If you have been arrested and charged with a crime, even a relatively minor one, you need the assistance of an experienced lawyer on your side to defend yourself against these charges. While individuals are technically allowed to represent themselves, the reality is that the complexity of the law and the vast resources employed by prosecutor’s offices put any individual at an enormous disadvantage in attempting to demonstrate their innocence. Dedicated defense counsel can help to level the playing field and provide criminal suspects with a fair trial.
The most important part of any legal defense is its strategy for giving a jury or a judge reasonable doubt concerning a person’s guilt. This strategy can involve numerous points, including proving an alibi, proving a client acted in self-defense, proving a flaw in the court proceedings, and proving a flaw in the prosecution’s case, in addition to other strategies. The prosecution must prove a defendant’s guilt beyond reasonable doubt, and if they cannot do this, the defendant should not be convicted. A defense attorney can help you understand defense strategies in more detail.
In every case, the sentence for a second, third, or subsequent conviction for a crime will be determined individually, but it’s generally safe to assume that penalties get harsher the more times a person is convicted of a crime. This might mean more time served in jail or a first time jail sentence, depending on the crime. Additionally, the length of probation and suspension may be increased, while fines will also likely be greater. However, with a skilled defense attorney, a person facing a charge of a crime for which they have previously been convicted may be able to avoid these harsher penalties.

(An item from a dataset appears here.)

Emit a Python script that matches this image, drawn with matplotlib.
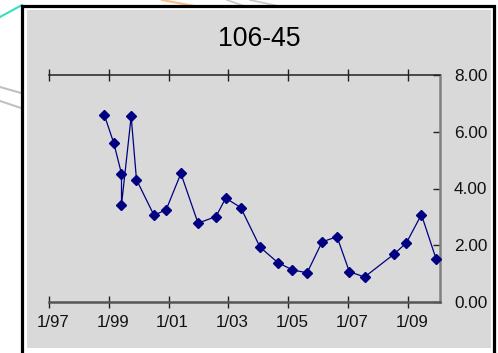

Except in rare circumstances where violence or damage is extreme, juvenile cases of criminal activity are typically handled with less severity than crimes committed as a adult. In principle, adults are fully capable of making an informed decision and are held entirely responsible for their actions. In contrast, sometimes young people commit crimes to act out or get attention, or as a result of temporary poor judgment. So, they might face detention centers, lesser fines, and community service as opposed to prison/jail time, larger fines, etc.

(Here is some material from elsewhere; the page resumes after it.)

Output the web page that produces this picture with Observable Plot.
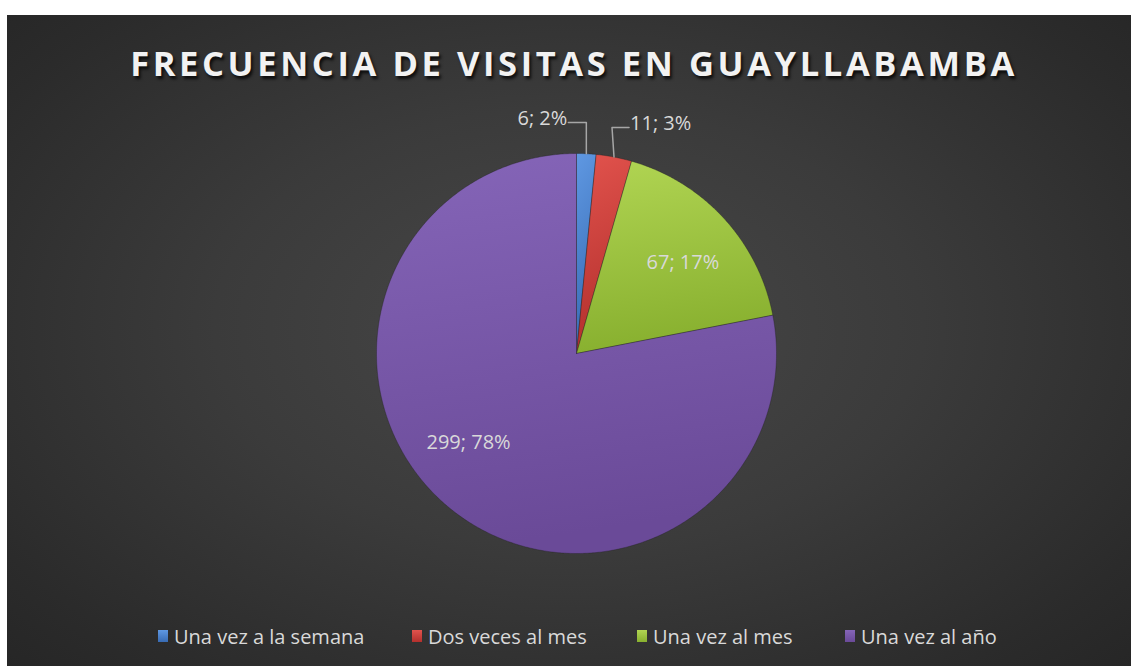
<!DOCTYPE html>
<html>
<head>
<meta charset="utf-8">
<script src="https://cdn.jsdelivr.net/npm/d3@7"></script>
<script src="https://cdn.jsdelivr.net/npm/@observablehq/plot@0.6"></script>
<style>
  html, body { margin: 0; padding: 0; background: #ffffff; width: 1131px; height: 666px; overflow: hidden; }
  #panel {
    position: absolute; left: 7px; top: 15px; width: 1124px; height: 651px;
    background: radial-gradient(ellipse 70% 75% at 50% 48%, #484848 0%, #3b3b3b 45%, #2b2b2b 85%, #262626 100%);
  }
  #title {
    position: absolute; left: 7px; top: 39px; width: 1134px; text-align: center;
    font-family: "Open Sans", sans-serif; font-weight: 700; font-size: 34.5px; letter-spacing: 3.6px;
    color: #f2f2f2; text-shadow: 2px 3px 3px rgba(0,0,0,0.75);
    line-height: 48px;
  }
  #chart { position: absolute; left: 0; top: 0; }
  #legend {
    position: absolute; left: 0; top: 621px; width: 1131px; height: 30px;
    font-family: "Open Sans", sans-serif; font-size: 20px; color: #d9d9d9;
  }
  .item { position: absolute; top: 0; display: flex; align-items: center; height: 30px; white-space: nowrap; }
  .sw { width: 10px; height: 12px; margin-right: 6px; }
</style>
</head>
<body>
<div id="panel"></div>
<div id="title">FRECUENCIA DE VISITAS EN GUAYLLABAMBA</div>
<div id="chart"></div>
<div id="legend"></div>
<script>
const categories = ["Una vez a la semana", "Dos veces al mes", "Una vez al mes", "Una vez al año"];
const values = [6, 11, 67, 299];
const percents = ["2%", "3%", "17%", "78%"];
const colorsTop = ["#5f98e2", "#e2534d", "#b1d553", "#8565b8"];
const colorsBottom = ["#386bb3", "#b3302d", "#88b02f", "#6a4a98"];

const pie = d3.pie().sort(null).value(d => d)(values);
const slices = pie.map((p, i) => {
  const pts = [{x: 0, y: 0}];
  const n = Math.max(4, Math.ceil((p.endAngle - p.startAngle) / (Math.PI / 360)));
  for (let k = 0; k <= n; k++) {
    const a = p.startAngle + (p.endAngle - p.startAngle) * k / n;
    pts.push({x: Math.sin(a), y: Math.cos(a)});
  }
  pts.push({x: 0, y: 0});
  return pts;
});

// label placement (computed from slice angles)
const labels = [];
const leaders = [];
pie.forEach((p, i) => {
  const mid = (p.startAngle + p.endAngle) / 2;
  const text = `${values[i]}; ${percents[i]}`;
  if (values[i] / d3.sum(values) < 0.05) {
    const x0 = Math.sin(mid), y0 = Math.cos(mid);
    const yE = i === 0 ? 1.155 : 1.13;
    const side = i === 0 ? -1 : 1;
    const x2 = x0 + side * (i === 0 ? 0.09 : 0.075);
    leaders.push([{x: x0, y: y0}, {x: x0 + (i === 0 ? 0 : -0.01), y: yE}, {x: x2, y: yE}]);
    labels.push({x: x2 + side * 0.005, y: yE + 0.02, text, anchor: side < 0 ? "end" : "start"});
  } else {
    const off = i === 3 ? 0.21 : 0.035;
    const r = i === 3 ? 0.715 : 0.70;
    const a = mid + off;
    labels.push({x: r * Math.sin(a) + (i === 3 ? 0.02 : 0), y: r * Math.cos(a), text, anchor: "middle"});
  }
});

const marks = [];
slices.forEach((pts, i) => {
  marks.push(Plot.line(pts, {x: "x", y: "y", fill: `url(#grad${i})`, stroke: "rgba(30,30,30,0.45)", strokeWidth: 0.8, curve: "linear"}));
});
leaders.forEach(l => marks.push(Plot.line(l, {x: "x", y: "y", stroke: "#a6a6a6", strokeWidth: 1.5})));
const textOpts = {x: "x", y: "y", text: "text", fill: "#d9d9d9", fontSize: 20, fontFamily: "Open Sans"};
marks.push(Plot.text(labels.filter(d => d.anchor === "end"), {...textOpts, textAnchor: "end"}));
marks.push(Plot.text(labels.filter(d => d.anchor === "start"), {...textOpts, textAnchor: "start"}));
marks.push(Plot.text(labels.filter(d => d.anchor === "middle"), {...textOpts, textAnchor: "middle"}));

const chart = Plot.plot({
  width: 1131,
  height: 666,
  margin: 0,
  style: {background: "transparent", overflow: "visible"},
  x: {domain: [-1, 1], range: [376, 776], axis: null},
  y: {domain: [-1, 1], range: [553, 153], axis: null},
  marks
});

const svg = d3.select(chart);
const defs = svg.insert("defs", ":first-child");
colorsTop.forEach((c, i) => {
  const g = defs.append("linearGradient").attr("id", `grad${i}`).attr("x1", 0).attr("y1", 0).attr("x2", 0.15).attr("y2", 1);
  g.append("stop").attr("offset", "0%").attr("stop-color", c);
  g.append("stop").attr("offset", "100%").attr("stop-color", colorsBottom[i]);
});
document.getElementById("chart").appendChild(chart);

// legend
const legendX = [158, 412, 637, 845];
const legend = document.getElementById("legend");
categories.forEach((c, i) => {
  const item = document.createElement("div");
  item.className = "item";
  item.style.left = legendX[i] + "px";
  const sw = document.createElement("div");
  sw.className = "sw";
  sw.style.background = `linear-gradient(${colorsTop[i]}, ${colorsBottom[i]})`;
  const t = document.createElement("span");
  t.textContent = c;
  item.appendChild(sw);
  item.appendChild(t);
  legend.appendChild(item);
});
</script>
</body>
</html>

Parole is possible with some cases, but it is entirely dependent on an individual’s sentence upon conviction. If your sentence includes jail time with the possibility of parole, then the sentence will also stipulate how much time must be served before you can be considered for parole. If you do not have the possibility of parole in your sentence, then you will not be eligible. Sometimes you and your attorney can appeal a sentence, and this might change upon the decision of an appeals court.
Typically, a DWI becomes a felony when a person has been charged with this crime for the third time. It is a third-degree felony, which means it is punishable by 2-10 years in prison, fines up to $10,000, 160-600 hours of community service, and a mandatory installation of an interlock ignition device. DWIs can become felonies in other cases, such as when violence or homicide occurs, although this would become a different charge.